_Directions for this task:_
Pull every line with the word "that" out of the entries below.

_Stored records:_
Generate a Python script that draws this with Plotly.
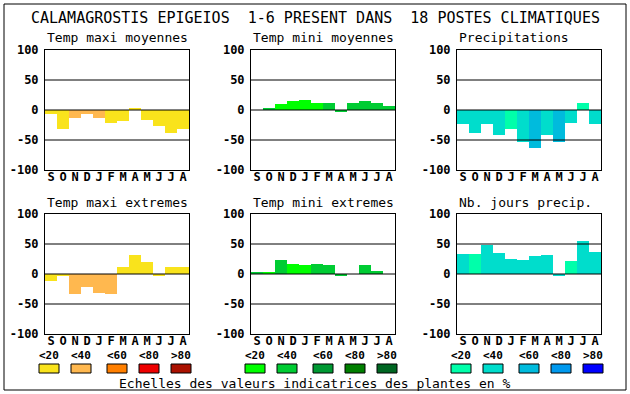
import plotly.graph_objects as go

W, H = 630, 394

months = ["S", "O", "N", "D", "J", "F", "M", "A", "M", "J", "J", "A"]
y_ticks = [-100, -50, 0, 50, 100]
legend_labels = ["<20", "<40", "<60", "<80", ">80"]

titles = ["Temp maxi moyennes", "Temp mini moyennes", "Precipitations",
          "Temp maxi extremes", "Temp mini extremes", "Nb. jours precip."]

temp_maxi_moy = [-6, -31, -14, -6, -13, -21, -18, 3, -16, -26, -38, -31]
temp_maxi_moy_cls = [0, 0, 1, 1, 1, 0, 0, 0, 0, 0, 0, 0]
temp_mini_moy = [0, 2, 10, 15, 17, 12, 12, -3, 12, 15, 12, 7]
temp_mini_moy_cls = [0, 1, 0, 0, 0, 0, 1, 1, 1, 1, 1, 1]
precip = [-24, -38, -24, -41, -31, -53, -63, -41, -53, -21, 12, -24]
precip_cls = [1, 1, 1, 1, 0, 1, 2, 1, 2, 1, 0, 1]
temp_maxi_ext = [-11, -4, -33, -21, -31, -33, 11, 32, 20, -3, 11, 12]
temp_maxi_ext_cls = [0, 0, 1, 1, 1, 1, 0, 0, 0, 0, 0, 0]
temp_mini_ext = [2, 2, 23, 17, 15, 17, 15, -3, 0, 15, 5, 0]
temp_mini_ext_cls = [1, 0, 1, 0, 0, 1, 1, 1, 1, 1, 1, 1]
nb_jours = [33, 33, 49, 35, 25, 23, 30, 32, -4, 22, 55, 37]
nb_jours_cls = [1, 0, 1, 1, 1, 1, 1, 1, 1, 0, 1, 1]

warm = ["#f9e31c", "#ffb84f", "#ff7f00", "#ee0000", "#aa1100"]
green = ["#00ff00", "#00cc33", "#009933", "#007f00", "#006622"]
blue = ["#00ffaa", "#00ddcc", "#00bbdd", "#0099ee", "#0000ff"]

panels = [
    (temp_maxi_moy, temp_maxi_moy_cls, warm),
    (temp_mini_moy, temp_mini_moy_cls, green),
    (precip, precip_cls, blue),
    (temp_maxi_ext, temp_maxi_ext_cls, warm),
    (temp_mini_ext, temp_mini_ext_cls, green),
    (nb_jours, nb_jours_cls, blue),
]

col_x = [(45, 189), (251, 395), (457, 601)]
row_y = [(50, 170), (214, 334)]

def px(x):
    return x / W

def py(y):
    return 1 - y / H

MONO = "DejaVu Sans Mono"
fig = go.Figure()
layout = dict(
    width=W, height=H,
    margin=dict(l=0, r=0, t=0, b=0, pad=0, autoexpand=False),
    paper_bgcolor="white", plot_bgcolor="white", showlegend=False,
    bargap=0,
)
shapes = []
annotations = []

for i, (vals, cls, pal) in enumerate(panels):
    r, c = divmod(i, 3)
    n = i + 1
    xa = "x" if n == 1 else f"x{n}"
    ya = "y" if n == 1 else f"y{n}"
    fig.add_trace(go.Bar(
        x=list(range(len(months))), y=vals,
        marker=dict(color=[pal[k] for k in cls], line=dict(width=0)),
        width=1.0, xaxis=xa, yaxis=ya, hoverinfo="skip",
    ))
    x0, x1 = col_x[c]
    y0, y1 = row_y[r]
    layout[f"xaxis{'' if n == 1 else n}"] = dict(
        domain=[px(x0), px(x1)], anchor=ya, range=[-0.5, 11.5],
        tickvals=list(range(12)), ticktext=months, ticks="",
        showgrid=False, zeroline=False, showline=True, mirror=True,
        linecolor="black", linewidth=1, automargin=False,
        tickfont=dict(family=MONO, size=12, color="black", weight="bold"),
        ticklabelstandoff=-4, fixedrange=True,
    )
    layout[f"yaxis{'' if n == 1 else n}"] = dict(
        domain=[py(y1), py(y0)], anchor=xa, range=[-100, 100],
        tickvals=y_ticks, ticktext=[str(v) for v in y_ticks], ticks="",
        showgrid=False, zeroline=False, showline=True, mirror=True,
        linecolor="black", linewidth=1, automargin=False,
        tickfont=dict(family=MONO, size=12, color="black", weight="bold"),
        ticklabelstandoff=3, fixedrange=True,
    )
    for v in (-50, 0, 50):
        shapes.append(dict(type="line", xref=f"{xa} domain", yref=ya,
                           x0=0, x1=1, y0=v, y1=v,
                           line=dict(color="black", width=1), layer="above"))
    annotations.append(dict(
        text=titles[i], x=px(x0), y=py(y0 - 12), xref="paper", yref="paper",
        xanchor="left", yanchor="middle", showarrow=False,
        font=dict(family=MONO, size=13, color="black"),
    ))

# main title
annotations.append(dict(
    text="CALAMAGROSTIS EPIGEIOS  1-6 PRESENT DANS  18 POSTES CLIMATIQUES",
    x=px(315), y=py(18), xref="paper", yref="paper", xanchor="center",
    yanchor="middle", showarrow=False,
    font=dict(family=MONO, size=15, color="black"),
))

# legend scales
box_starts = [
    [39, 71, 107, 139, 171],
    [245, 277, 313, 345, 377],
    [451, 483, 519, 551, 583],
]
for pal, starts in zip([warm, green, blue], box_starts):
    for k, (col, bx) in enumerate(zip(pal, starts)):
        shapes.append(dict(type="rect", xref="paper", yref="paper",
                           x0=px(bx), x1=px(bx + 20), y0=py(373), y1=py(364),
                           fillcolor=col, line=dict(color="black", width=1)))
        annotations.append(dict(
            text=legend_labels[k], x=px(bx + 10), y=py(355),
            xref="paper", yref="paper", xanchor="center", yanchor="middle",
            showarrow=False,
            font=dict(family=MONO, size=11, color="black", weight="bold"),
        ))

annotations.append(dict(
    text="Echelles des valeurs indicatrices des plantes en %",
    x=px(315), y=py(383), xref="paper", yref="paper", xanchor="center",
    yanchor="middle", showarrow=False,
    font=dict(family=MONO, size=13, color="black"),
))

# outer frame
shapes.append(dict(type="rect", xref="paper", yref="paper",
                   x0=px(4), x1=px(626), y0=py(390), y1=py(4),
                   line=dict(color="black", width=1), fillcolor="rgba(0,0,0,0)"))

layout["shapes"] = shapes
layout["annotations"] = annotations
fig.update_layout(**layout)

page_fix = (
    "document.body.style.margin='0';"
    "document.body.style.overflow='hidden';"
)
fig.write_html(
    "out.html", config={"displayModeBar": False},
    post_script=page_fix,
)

--

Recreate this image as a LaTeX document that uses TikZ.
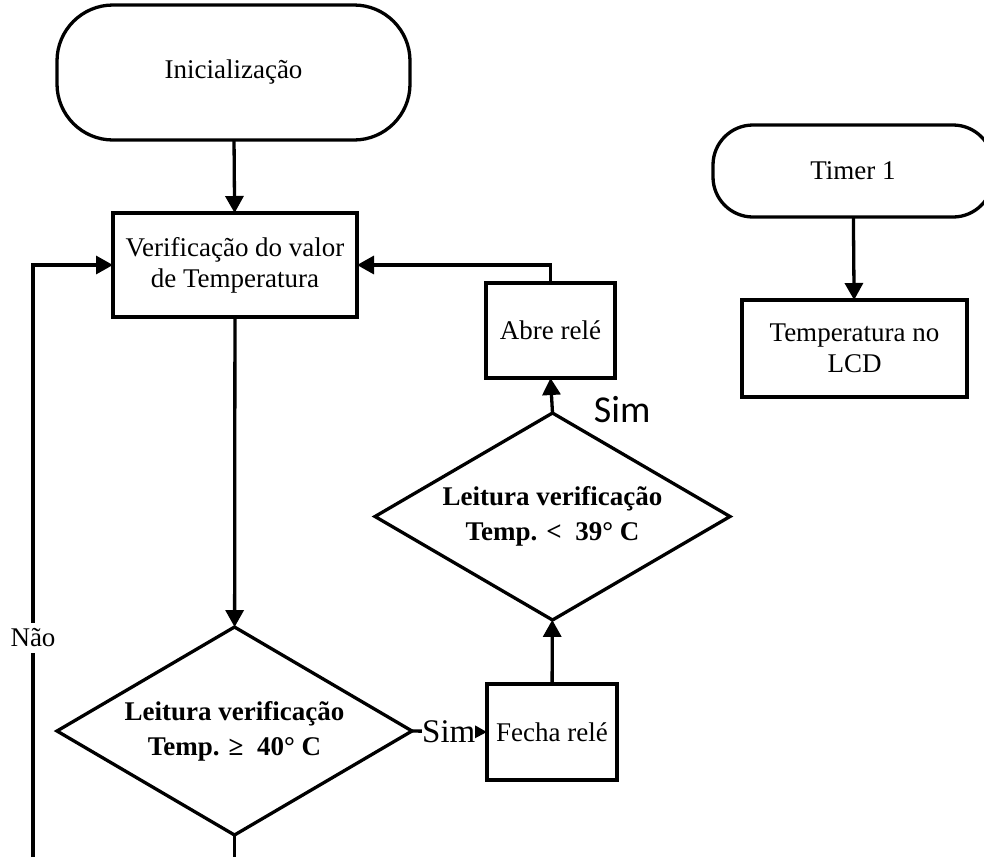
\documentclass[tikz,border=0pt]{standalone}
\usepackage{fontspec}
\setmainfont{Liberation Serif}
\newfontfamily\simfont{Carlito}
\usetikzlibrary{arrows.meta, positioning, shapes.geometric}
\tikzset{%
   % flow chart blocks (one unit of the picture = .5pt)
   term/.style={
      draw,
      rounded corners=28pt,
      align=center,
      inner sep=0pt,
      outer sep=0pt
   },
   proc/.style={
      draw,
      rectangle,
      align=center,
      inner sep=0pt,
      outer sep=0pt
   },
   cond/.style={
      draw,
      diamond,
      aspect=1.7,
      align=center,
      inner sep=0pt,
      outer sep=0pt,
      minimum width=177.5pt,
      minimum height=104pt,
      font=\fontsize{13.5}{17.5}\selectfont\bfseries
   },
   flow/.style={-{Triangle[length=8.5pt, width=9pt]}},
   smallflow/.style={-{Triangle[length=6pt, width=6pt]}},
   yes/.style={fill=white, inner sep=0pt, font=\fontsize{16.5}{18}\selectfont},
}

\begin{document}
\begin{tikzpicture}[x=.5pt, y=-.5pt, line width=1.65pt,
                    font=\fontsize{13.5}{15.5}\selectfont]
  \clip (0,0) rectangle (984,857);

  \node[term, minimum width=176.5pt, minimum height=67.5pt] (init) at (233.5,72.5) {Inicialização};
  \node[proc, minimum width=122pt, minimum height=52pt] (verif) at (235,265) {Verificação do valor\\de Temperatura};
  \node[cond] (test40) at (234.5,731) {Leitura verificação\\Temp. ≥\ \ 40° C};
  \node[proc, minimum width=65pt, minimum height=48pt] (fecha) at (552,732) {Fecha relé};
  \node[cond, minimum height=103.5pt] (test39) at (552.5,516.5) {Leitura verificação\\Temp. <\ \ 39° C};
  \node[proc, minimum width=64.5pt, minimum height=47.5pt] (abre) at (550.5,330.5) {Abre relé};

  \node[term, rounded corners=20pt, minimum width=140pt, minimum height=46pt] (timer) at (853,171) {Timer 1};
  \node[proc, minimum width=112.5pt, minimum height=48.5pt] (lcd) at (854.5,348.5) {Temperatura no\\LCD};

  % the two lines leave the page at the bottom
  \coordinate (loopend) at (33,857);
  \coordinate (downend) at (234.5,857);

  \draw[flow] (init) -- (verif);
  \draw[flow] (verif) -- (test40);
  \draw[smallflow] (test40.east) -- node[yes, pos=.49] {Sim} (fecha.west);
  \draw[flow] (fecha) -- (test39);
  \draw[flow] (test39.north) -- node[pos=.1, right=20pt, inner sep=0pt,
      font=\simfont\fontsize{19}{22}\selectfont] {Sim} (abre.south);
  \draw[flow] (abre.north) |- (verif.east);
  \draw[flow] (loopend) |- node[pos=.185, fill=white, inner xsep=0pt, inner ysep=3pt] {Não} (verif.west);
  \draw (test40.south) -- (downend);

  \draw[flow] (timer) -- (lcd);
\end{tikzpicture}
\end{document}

_Final result:_
Generate a Python script that draws this with Plotly.
Recreate this image as a LaTeX document that uses TikZ.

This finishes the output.